-- BEGIN --

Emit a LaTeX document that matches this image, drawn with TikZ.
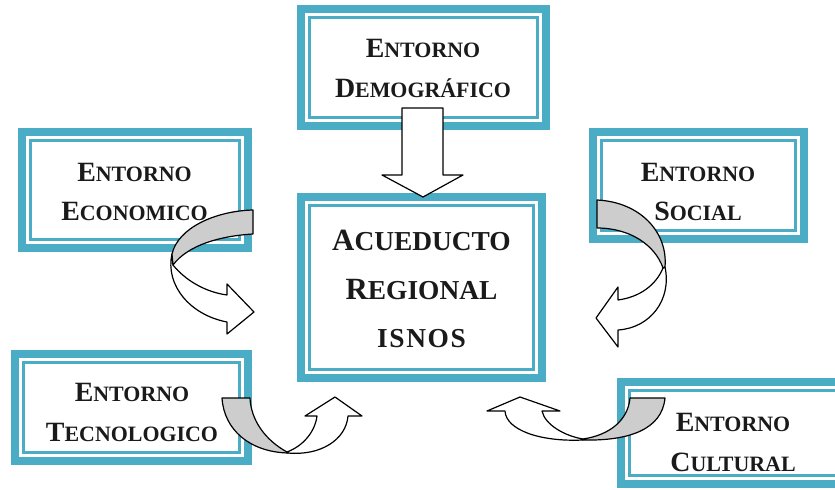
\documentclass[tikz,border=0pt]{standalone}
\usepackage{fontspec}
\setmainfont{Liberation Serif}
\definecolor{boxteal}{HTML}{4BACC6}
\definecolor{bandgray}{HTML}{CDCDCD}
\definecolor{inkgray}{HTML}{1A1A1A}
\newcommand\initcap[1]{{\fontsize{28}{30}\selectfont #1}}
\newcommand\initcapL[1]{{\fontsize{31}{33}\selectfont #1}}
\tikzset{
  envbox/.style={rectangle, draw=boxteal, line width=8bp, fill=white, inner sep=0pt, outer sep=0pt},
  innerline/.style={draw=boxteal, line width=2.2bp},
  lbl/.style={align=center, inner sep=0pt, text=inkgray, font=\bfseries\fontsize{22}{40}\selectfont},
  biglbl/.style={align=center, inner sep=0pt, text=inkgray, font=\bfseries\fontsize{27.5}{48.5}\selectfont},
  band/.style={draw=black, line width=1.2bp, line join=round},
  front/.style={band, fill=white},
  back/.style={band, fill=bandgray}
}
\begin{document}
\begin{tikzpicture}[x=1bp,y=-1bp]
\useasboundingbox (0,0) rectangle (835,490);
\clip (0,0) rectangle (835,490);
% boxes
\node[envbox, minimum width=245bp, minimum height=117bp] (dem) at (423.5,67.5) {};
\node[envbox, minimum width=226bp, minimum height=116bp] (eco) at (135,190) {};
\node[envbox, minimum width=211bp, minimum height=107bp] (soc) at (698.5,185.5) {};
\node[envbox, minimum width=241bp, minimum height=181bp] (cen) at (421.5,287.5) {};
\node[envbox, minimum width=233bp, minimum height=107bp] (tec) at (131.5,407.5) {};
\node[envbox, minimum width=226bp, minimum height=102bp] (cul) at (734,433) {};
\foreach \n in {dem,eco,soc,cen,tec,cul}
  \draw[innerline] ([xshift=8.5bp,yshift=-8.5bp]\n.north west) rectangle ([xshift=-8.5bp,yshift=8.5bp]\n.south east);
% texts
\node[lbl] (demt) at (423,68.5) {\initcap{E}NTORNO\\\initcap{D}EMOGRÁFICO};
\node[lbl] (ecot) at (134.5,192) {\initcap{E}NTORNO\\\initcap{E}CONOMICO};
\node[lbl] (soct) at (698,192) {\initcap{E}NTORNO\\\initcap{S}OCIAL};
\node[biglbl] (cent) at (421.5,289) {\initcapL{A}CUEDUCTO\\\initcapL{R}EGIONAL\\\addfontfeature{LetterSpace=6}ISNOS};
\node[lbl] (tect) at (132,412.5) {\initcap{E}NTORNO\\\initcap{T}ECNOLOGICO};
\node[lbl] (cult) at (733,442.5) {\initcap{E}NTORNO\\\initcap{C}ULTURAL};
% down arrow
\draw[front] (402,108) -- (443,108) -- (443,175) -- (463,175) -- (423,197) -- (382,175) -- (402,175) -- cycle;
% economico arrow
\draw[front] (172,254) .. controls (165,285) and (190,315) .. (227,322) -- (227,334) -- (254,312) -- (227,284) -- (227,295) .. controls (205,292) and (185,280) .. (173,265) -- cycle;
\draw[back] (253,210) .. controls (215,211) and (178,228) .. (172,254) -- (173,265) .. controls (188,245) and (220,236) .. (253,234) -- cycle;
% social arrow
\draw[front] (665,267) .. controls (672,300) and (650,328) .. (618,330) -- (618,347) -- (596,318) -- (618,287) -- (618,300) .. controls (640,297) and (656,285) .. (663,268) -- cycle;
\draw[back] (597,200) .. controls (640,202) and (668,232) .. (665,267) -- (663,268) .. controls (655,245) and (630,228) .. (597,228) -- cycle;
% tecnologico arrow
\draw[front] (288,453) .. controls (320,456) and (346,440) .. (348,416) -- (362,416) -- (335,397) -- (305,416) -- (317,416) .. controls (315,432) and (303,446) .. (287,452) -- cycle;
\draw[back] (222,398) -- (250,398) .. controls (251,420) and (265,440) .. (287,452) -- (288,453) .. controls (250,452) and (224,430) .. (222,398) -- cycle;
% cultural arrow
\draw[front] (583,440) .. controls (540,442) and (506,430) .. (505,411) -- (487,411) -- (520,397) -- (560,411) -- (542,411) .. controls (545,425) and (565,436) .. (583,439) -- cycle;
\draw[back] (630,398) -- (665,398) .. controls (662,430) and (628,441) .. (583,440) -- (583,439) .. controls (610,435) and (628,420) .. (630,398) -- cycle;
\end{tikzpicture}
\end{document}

-- END --

• **Work required**: Every line of the data should be copied as it stands, without the images.

• **Response to the exercise**:
Emit a LaTeX document that matches this image, drawn with TikZ.
\documentclass[tikz,border=0pt]{standalone}
\usepackage{fontspec}
\setmainfont{Liberation Serif}
\definecolor{boxteal}{HTML}{4BACC6}
\definecolor{bandgray}{HTML}{CDCDCD}
\definecolor{inkgray}{HTML}{1A1A1A}
\newcommand\initcap[1]{{\fontsize{28}{30}\selectfont #1}}
\newcommand\initcapL[1]{{\fontsize{31}{33}\selectfont #1}}
\tikzset{
  envbox/.style={rectangle, draw=boxteal, line width=8bp, fill=white, inner sep=0pt, outer sep=0pt},
  innerline/.style={draw=boxteal, line width=2.2bp},
  lbl/.style={align=center, inner sep=0pt, text=inkgray, font=\bfseries\fontsize{22}{40}\selectfont},
  biglbl/.style={align=center, inner sep=0pt, text=inkgray, font=\bfseries\fontsize{27.5}{48.5}\selectfont},
  band/.style={draw=black, line width=1.2bp, line join=round},
  front/.style={band, fill=white},
  back/.style={band, fill=bandgray}
}
\begin{document}
\begin{tikzpicture}[x=1bp,y=-1bp]
\useasboundingbox (0,0) rectangle (835,490);
\clip (0,0) rectangle (835,490);
% boxes
\node[envbox, minimum width=245bp, minimum height=117bp] (dem) at (423.5,67.5) {};
\node[envbox, minimum width=226bp, minimum height=116bp] (eco) at (135,190) {};
\node[envbox, minimum width=211bp, minimum height=107bp] (soc) at (698.5,185.5) {};
\node[envbox, minimum width=241bp, minimum height=181bp] (cen) at (421.5,287.5) {};
\node[envbox, minimum width=233bp, minimum height=107bp] (tec) at (131.5,407.5) {};
\node[envbox, minimum width=226bp, minimum height=102bp] (cul) at (734,433) {};
\foreach \n in {dem,eco,soc,cen,tec,cul}
  \draw[innerline] ([xshift=8.5bp,yshift=-8.5bp]\n.north west) rectangle ([xshift=-8.5bp,yshift=8.5bp]\n.south east);
% texts
\node[lbl] (demt) at (423,68.5) {\initcap{E}NTORNO\\\initcap{D}EMOGRÁFICO};
\node[lbl] (ecot) at (134.5,192) {\initcap{E}NTORNO\\\initcap{E}CONOMICO};
\node[lbl] (soct) at (698,192) {\initcap{E}NTORNO\\\initcap{S}OCIAL};
\node[biglbl] (cent) at (421.5,289) {\initcapL{A}CUEDUCTO\\\initcapL{R}EGIONAL\\\addfontfeature{LetterSpace=6}ISNOS};
\node[lbl] (tect) at (132,412.5) {\initcap{E}NTORNO\\\initcap{T}ECNOLOGICO};
\node[lbl] (cult) at (733,442.5) {\initcap{E}NTORNO\\\initcap{C}ULTURAL};
% down arrow
\draw[front] (402,108) -- (443,108) -- (443,175) -- (463,175) -- (423,197) -- (382,175) -- (402,175) -- cycle;
% economico arrow
\draw[front] (172,254) .. controls (165,285) and (190,315) .. (227,322) -- (227,334) -- (254,312) -- (227,284) -- (227,295) .. controls (205,292) and (185,280) .. (173,265) -- cycle;
\draw[back] (253,210) .. controls (215,211) and (178,228) .. (172,254) -- (173,265) .. controls (188,245) and (220,236) .. (253,234) -- cycle;
% social arrow
\draw[front] (665,267) .. controls (672,300) and (650,328) .. (618,330) -- (618,347) -- (596,318) -- (618,287) -- (618,300) .. controls (640,297) and (656,285) .. (663,268) -- cycle;
\draw[back] (597,200) .. controls (640,202) and (668,232) .. (665,267) -- (663,268) .. controls (655,245) and (630,228) .. (597,228) -- cycle;
% tecnologico arrow
\draw[front] (288,453) .. controls (320,456) and (346,440) .. (348,416) -- (362,416) -- (335,397) -- (305,416) -- (317,416) .. controls (315,432) and (303,446) .. (287,452) -- cycle;
\draw[back] (222,398) -- (250,398) .. controls (251,420) and (265,440) .. (287,452) -- (288,453) .. controls (250,452) and (224,430) .. (222,398) -- cycle;
% cultural arrow
\draw[front] (583,440) .. controls (540,442) and (506,430) .. (505,411) -- (487,411) -- (520,397) -- (560,411) -- (542,411) .. controls (545,425) and (565,436) .. (583,439) -- cycle;
\draw[back] (630,398) -- (665,398) .. controls (662,430) and (628,441) .. (583,440) -- (583,439) .. controls (610,435) and (628,420) .. (630,398) -- cycle;
\end{tikzpicture}
\end{document}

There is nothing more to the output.